**WORK INSTRUCTIONS**
Reproduce exactly the lines from the one containing "Reproduce this chart with Plotly." down to the one containing "yes_share = [int(y", including both of those lines, and nothing else.

-- Start INPUT MATERIAL --

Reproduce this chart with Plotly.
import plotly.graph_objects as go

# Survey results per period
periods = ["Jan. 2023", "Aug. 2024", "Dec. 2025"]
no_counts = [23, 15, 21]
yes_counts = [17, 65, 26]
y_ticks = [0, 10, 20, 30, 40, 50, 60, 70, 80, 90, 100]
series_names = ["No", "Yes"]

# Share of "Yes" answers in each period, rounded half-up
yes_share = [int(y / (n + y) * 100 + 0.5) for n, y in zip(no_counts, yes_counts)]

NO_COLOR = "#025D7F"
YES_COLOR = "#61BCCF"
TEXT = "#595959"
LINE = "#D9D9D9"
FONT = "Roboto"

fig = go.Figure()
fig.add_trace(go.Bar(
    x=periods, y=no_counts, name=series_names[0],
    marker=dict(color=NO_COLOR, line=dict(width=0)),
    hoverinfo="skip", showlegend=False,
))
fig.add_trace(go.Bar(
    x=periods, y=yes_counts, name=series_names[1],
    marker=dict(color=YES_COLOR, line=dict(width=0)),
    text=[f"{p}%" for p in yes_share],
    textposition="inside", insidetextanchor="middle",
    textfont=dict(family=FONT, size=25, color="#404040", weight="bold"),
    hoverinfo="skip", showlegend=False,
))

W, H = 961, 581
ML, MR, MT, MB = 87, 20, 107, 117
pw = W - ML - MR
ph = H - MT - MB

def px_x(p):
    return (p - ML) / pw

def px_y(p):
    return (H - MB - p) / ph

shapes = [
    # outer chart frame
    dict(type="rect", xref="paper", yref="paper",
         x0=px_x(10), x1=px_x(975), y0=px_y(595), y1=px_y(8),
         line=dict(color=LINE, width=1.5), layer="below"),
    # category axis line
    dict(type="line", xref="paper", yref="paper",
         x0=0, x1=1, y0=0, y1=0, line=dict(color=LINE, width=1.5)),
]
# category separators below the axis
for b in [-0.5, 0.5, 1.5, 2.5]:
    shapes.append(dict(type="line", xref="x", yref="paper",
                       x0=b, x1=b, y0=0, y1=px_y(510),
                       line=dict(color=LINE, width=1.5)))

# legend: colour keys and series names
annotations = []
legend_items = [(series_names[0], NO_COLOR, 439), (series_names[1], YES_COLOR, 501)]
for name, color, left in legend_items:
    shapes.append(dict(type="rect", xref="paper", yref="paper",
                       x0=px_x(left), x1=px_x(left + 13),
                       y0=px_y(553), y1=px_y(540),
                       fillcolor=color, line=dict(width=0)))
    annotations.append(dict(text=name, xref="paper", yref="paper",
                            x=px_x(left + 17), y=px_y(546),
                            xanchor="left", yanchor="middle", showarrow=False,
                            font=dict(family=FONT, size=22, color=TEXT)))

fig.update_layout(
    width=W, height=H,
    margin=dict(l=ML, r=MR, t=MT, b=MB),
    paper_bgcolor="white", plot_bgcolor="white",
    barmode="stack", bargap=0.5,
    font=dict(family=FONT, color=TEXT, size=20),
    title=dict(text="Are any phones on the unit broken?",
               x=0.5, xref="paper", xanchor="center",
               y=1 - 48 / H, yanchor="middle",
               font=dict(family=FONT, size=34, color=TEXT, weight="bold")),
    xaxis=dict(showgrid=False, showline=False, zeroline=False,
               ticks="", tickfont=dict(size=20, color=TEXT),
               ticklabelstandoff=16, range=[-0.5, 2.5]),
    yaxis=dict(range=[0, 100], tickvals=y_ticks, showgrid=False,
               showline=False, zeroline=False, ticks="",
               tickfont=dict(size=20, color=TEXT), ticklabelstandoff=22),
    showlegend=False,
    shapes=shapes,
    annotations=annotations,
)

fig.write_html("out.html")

-- End INPUT MATERIAL --
-- Start INPUT MATERIAL --

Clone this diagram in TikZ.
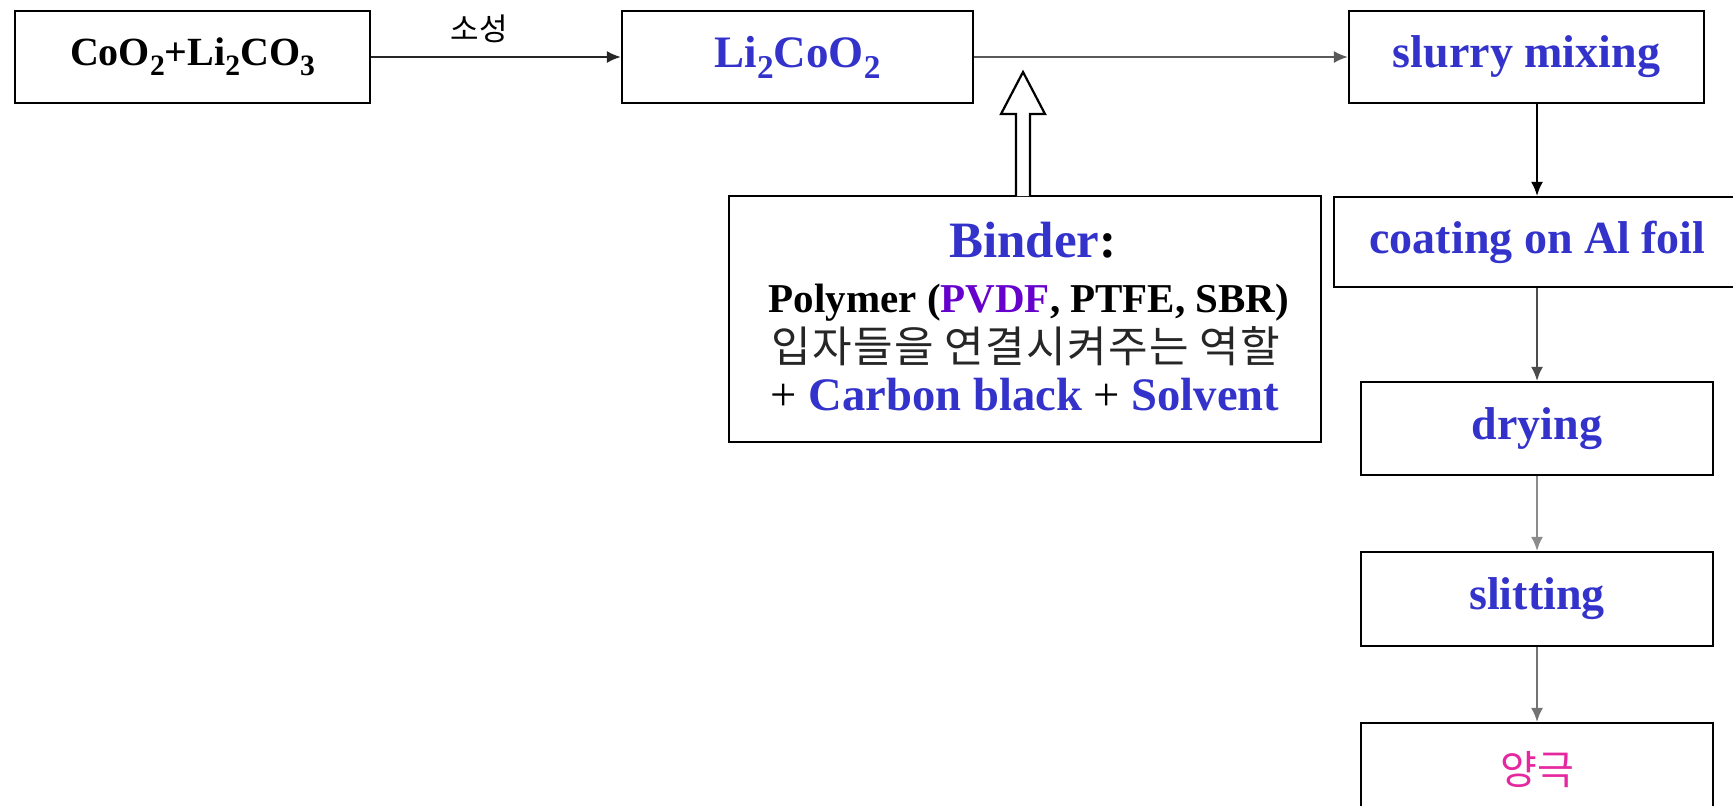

-- End INPUT MATERIAL --
-- Start INPUT MATERIAL --

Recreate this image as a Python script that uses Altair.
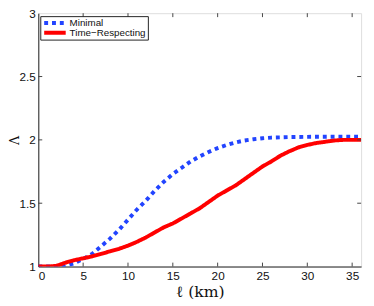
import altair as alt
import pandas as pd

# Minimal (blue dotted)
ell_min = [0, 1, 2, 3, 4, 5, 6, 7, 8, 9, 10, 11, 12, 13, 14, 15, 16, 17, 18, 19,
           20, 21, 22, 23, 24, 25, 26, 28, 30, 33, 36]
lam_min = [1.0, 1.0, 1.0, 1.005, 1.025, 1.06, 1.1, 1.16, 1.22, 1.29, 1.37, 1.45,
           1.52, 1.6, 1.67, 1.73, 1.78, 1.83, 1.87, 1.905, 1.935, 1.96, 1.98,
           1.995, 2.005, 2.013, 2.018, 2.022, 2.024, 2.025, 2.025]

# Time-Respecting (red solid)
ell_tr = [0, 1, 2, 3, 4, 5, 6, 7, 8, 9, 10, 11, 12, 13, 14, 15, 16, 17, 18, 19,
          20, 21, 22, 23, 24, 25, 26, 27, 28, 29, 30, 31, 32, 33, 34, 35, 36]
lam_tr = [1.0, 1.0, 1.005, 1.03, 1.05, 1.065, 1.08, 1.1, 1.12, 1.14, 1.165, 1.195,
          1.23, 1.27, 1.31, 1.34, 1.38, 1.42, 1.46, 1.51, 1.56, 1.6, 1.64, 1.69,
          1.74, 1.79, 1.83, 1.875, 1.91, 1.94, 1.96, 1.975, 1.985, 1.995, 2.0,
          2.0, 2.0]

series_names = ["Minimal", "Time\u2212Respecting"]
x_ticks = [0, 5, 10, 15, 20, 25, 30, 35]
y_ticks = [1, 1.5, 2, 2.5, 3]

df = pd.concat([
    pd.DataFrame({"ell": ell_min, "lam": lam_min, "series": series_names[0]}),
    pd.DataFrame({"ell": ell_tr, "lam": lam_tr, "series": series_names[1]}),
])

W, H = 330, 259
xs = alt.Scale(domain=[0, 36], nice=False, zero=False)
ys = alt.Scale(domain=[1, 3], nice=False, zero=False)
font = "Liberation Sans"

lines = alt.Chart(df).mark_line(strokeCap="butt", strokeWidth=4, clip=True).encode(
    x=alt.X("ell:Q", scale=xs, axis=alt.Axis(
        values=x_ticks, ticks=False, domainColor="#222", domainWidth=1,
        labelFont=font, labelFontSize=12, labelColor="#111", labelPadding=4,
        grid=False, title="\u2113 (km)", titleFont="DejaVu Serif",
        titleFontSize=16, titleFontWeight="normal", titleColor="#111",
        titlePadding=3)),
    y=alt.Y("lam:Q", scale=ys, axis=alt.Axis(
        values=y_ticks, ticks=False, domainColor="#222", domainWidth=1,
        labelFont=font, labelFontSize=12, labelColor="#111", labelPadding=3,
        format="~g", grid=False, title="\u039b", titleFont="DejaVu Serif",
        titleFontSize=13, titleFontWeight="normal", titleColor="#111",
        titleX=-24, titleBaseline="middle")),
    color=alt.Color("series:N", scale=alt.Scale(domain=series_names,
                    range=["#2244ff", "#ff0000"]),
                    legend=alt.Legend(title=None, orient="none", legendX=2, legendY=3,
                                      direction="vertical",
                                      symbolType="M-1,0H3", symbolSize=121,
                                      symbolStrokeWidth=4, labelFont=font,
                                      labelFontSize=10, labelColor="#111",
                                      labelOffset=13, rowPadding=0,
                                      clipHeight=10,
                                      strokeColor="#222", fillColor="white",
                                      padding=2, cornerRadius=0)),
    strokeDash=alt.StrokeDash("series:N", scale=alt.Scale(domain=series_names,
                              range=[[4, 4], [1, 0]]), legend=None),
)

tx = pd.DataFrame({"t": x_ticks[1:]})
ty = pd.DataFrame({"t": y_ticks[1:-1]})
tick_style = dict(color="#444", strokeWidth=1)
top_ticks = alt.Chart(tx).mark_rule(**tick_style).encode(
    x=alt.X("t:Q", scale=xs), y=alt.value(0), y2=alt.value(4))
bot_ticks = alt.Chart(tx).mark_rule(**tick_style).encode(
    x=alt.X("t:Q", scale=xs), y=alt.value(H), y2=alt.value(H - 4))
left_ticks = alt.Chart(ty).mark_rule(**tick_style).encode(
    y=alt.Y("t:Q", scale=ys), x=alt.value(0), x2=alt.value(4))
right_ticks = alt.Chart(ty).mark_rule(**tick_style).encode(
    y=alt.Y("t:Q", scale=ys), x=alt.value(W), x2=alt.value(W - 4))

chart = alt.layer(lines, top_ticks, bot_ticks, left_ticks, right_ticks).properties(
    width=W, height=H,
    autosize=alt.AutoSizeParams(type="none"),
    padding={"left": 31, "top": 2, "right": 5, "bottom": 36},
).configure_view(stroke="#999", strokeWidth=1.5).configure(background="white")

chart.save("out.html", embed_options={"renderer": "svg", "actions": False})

-- End INPUT MATERIAL --

**CORRECT OUTPUT**
Reproduce this chart with Plotly.
import plotly.graph_objects as go

# Survey results per period
periods = ["Jan. 2023", "Aug. 2024", "Dec. 2025"]
no_counts = [23, 15, 21]
yes_counts = [17, 65, 26]
y_ticks = [0, 10, 20, 30, 40, 50, 60, 70, 80, 90, 100]
series_names = ["No", "Yes"]

# Share of "Yes" answers in each period, rounded half-up
yes_share = [int(y / (n + y) * 100 + 0.5) for n, y in zip(no_counts, yes_counts)]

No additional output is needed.